[WHAT YOU HAVE TO DO]
Within this material, how many lines have the string "matplotlib" in them? The answer is a number, with nothing added.

======== DATA BLOCK ========

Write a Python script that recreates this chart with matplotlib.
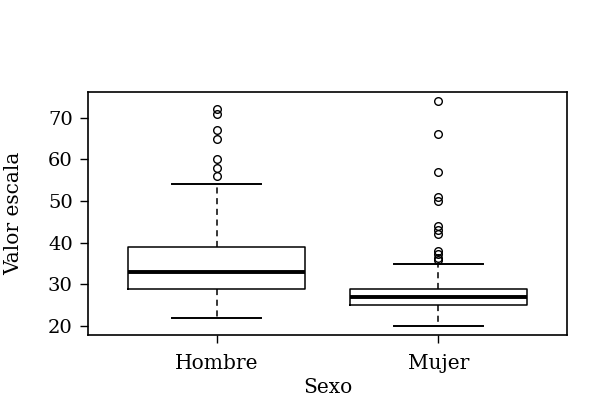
import matplotlib
matplotlib.use("Agg")
import matplotlib.pyplot as plt

categories = ["Hombre", "Mujer"]
q1 = [29, 25]
medians = [33, 27]
q3 = [39, 29]
whisker_low = [22, 20]
whisker_high = [54, 35]
outliers = [
    [56, 58, 60, 65, 67, 71, 72],
    [35.8, 36.4, 37.2, 38, 42, 43, 44, 50, 51, 57, 66, 74],
]
y_ticks = [20, 30, 40, 50, 60, 70]

plt.rcParams["font.family"] = ["DejaVu Serif"]

fig = plt.figure(figsize=(6, 4.16), dpi=100)
ax = fig.add_axes([88 / 600, 81 / 416, 479 / 600, 243 / 416])

stats = []
for i, c in enumerate(categories):
    stats.append(dict(label=c, med=medians[i], q1=q1[i], q3=q3[i],
                      whislo=whisker_low[i], whishi=whisker_high[i],
                      fliers=outliers[i]))

ax.bxp(stats, positions=[1, 2], widths=0.8, capwidths=0.4,
       boxprops=dict(color="black", linewidth=1.1),
       medianprops=dict(color="black", linewidth=2.8),
       whiskerprops=dict(color="black", linewidth=1.1, linestyle=(0, (4, 3))),
       capprops=dict(color="black", linewidth=1.4),
       flierprops=dict(marker="o", markerfacecolor="none", markeredgecolor="black",
                       markersize=5.5, markeredgewidth=1.0))

ax.set_xlim(0.42, 2.58)
ax.set_ylim(17.84, 76.16)
ax.set_yticks(y_ticks)
ax.set_xticks([1, 2])
ax.set_xticklabels(categories, fontsize=14.5)
ax.tick_params(axis="y", labelsize=14, length=6, width=1, pad=5)
ax.tick_params(axis="x", length=6, width=1, pad=8)
for s in ax.spines.values():
    s.set_linewidth(1.2)
ax.set_xlabel("Sexo", fontsize=14.5, labelpad=3)
ax.set_ylabel("Valor escala", fontsize=14.5, labelpad=18)

fig.savefig("out.png", dpi=100)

========

[CORRECT OUTPUT]
4